Monday, April 15, 2024

A família tradicional?!



«A família é um conjunto de egoísmos que janta de pantufas.», Eça de Queirós 

A discussão em torno da família voltou. Voltou juntamente com um conjunto de outros textos acerca de outros temas como a mulher, ou melhor, o lugar da mulher. Aliás, no passado sábado, assisti a uma "live" do prolixo prof. dr. filósofo muito elucidativa acerca da mulher e da família: a dele. O referido prof. concorda, naturalmente, com as teses do livro e elogia de forma hiperbólica os seus autores, sobretudo Paulo Otero, que lamenta que a função da mulher como dona de casa seja muito desvalorizada. Claro que ele tem o direito de se exprimir e de pensar isso. Eu, como mulher, é que não posso deixar de me irritar com esta ligação da mulher à casa. 
Clara Não, colunista do Expresso, que defende posições nas quais não me revejo nem um bocadinho, colocou no Instagram um curto vídeo (story?), mostrando como se deve colocar corretamente um avental: está com um ar feliz, agarra no avental, faz um gesto como se estivesse a preparar-se para o colocar, depois dá uns passos, aproxima-se de um balde do lixo, levanta a tampa e coloca o dito cujo no sítio certo: no balde!! E eu aplaudi. Ou seja, estou aqui, estou a juntar-me às Claras Não desta vida, para mostrar a quem não sabe qual é o lugar da mulher! 
Continuando a falar de mulheres, não creio que Otero desgoste da forma como o pdf as vê. Na referida "live", o pdf disse com todas as letras não respeitar nadinha as mulheres ocidentais. Porquê? Porque são feministas, gordas, feias, desdentadas, rafeiras, pobres, burras, promíscuas e dormem com 25 homens em 25 dias. Este mantra é repetido em todos os vídeos do canal dele a que eu assisti. Defende, aliás, que a mulher ocidental, como dá demasiado uso à genitália, fica com ela desgastada. O homem, diz ele, nem tanto, vai mantendo o "avião" em forma, mas a mulher fica com o "trem de aterragem" desgastado.

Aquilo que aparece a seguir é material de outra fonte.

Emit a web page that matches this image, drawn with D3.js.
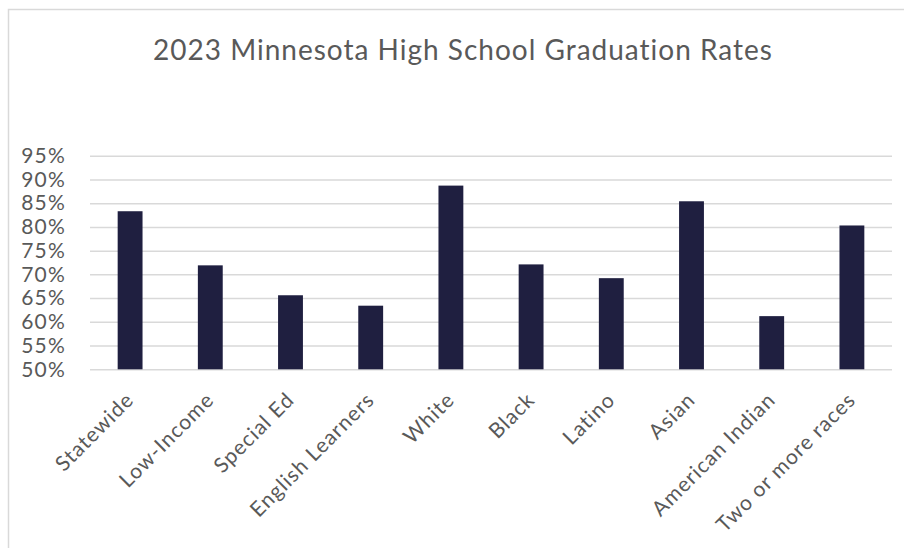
<!DOCTYPE html>
<html>
<head>
<meta charset="utf-8">
<script src="https://cdn.jsdelivr.net/npm/d3@7"></script>
<style>
	body { margin: 0; background: #fff; }
	text { font-family: Lato, "Open Sans", sans-serif; fill: #595959; }
</style>
</head>
<body>
<div id="chart"></div>
<script>
var categories = ["Statewide", "Low-Income", "Special Ed", "English Learners", "White",
	"Black", "Latino", "Asian", "American Indian", "Two or more races"]
var rates = [83.3, 71.9, 65.6, 63.4, 88.7, 72.1, 69.2, 85.4, 61.2, 80.3]
var yTicks = [50, 55, 60, 65, 70, 75, 80, 85, 90, 95]
var chartTitle = "2023 Minnesota High School Graduation Rates"

;(function() {
	var w = 904, h = 548,
		margins = {top: 155.7, bottom: 369.3, left: 90, right: 892},
		barColor = "#1f1f40",
		gridColor = "#d9d9d9",
		svg = d3.select("#chart").append("svg")
			.attr("width", w)
			.attr("height", h)

	var data = categories.map((c, i) => ({category: c, rate: rates[i]}))

	// chart frame (only the left and top edges are inside the picture)
	svg.append("path")
		.attr("d", "M8.5," + h + "V9.5H" + w)
		.attr("fill", "none")
		.attr("stroke", gridColor)
		.attr("stroke-width", 1.5)

	svg.append("text")
		.attr("x", 463)
		.attr("y", 60)
		.attr("text-anchor", "middle")
		.style("font-size", "28px")
		.style("letter-spacing", "1px")
		.text(chartTitle)

	var x = d3.scaleBand()
		.domain(categories)
		.range([margins.left, margins.right])
		.paddingInner(0.69)
		.paddingOuter(0.345)

	var y = d3.scaleLinear()
		.domain([50, 95])
		.range([margins.bottom, margins.top])

	// gridlines + y labels
	var yAxis = d3.axisLeft(y)
		.tickValues(yTicks)
		.tickSize(-(margins.right - margins.left))
		.tickPadding(24)
		.tickFormat(d => d + "%")

	svg.append("g")
		.attr("transform", "translate(" + margins.left + ",0)")
		.call(yAxis)
		.call(g => g.select(".domain").remove())
		.call(g => g.selectAll(".tick line").attr("stroke", gridColor).attr("stroke-width", 1.5))
		.call(g => g.selectAll(".tick text")
			.attr("fill", "#595959")
			.style("font-size", "21px")
			.style("letter-spacing", "1.2px")
			.style("font-family", "Lato, sans-serif"))

	// bars
	svg.selectAll("rect.bar")
		.data(data)
		.enter()
		.append("rect")
		.attr("class", "bar")
		.attr("x", d => x(d.category))
		.attr("y", d => y(d.rate))
		.attr("width", x.bandwidth())
		.attr("height", d => y(50) - y(d.rate))
		.attr("fill", barColor)

	// category labels, rotated
	svg.selectAll("text.cat")
		.data(categories)
		.enter()
		.append("text")
		.attr("class", "cat")
		.attr("text-anchor", "end")
		.attr("transform", d => "translate(" + (x(d) + x.bandwidth() / 2 + 5) + "," + (margins.bottom + 32) + ") rotate(-45)")
		.style("font-size", "21px")
		.style("letter-spacing", "1px")
		.text(d => d)
})()
</script>
</body>
</html>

Ele lá sabe em que trens aterra, mas é estranho, pois diz que depois dos 40, mulher, nem pensar! Ele gosta é das novinhas! Muito lampeiro conta, para que não fiquem dúvidas sobre a hierarquia familiar, que a mulher dele lhe diz sempre para aonde vai, embora ele não pergunte. Já ele não dá satisfações. No outro dia, diz ele, ela saiu e ele acabou por sair também. Quando ela chegou, como viu o carro fora do lugar, disse-lhe: saíste? Ao que ele respondeu nada fleumático: saí. Ponto final parágrafo. A mulher dele não é ocidental, escusado será dizer. Não tem filhos, coisa de que Otero já não deve gostar, pois considera o casamento entre homem e mulher o reduto natural da procriação. Mas o pdf não quer procriar. Ao que parece, a mulher ter-lhe-á dito que gostava de ter um filho, a resposta foi assim, ipsis verbis: mas não comigo. O problema estava na idade dela. 
Estes episódios da vida do pdf, da Direita Conservadora e Securitária, vêm ao encontro daquilo que eu penso do casamento, com a devida ressalva para as excepções: uma instituição que coloca duas pessoas a coabitar, sendo que uma - ou mesmo as duas - tudo farão para medir forças ou para permitir a uma que mande na outra sem dó nem piedade. Ora, o casamento é a célula da qual brotará a família: os filhos, os irmãos, os sobrinhos, os cunhados, os tios, e toda a restante multidão incontrolável. É como as turmas nos dias de hoje. Temos uma turma jeitosinha e, entretanto, vai entrando mais um e mais outro e ainda outro aluno, que vão, geralmente, dar cabo da turma por completo. E há que acolher esta gente de cara alegre e dizer umas coisas pedagogicamente correctas. E como hoje o difícil é chumbar alguém, ainda temos sucesso escolar a juntar à algazarra. Já na família, como se move entre muros, não há necessidade de correção alguma. Cada um diz o que quer ou pode e sobra-lhe tempo.  Quantos casais tão mediáticos e civilizados vieram a terreiro com surpreendentes acusações de bebedeira, pancadaria e baixaria insultuosa da pior espécie? E depois pergunta-se, mas porque é que não se notava nada? Pareciam tão felizes. Olha o Johnny Depp e a ex, para referir apenas os de fora? O julgamento, que segui a par e passo e revi uma e outra vez, é um autêntico desfile de horrores. E as festas de baptizado e outras, que começavam muito bem, com muita alegria e amor, e acabavam em pancadaria e ameaças de morte, nos idos da era do restaurante? Isto na fase pós-prandial, pós-vinho, pós-bebedeira.      
Não tenho admiração pela família tradicional, como se fosse o alfa e o ómega da felicidade na terra. A família implica sempre renúncia, humilhação, desfeitas várias. Muito sapo engolido. Claro que há clareiras de bem-estar e felicidade, mas são breves, e há sempre alguém que é mais sacrificado: o bode expiatório, o corno manso, o choninhas, o tonto.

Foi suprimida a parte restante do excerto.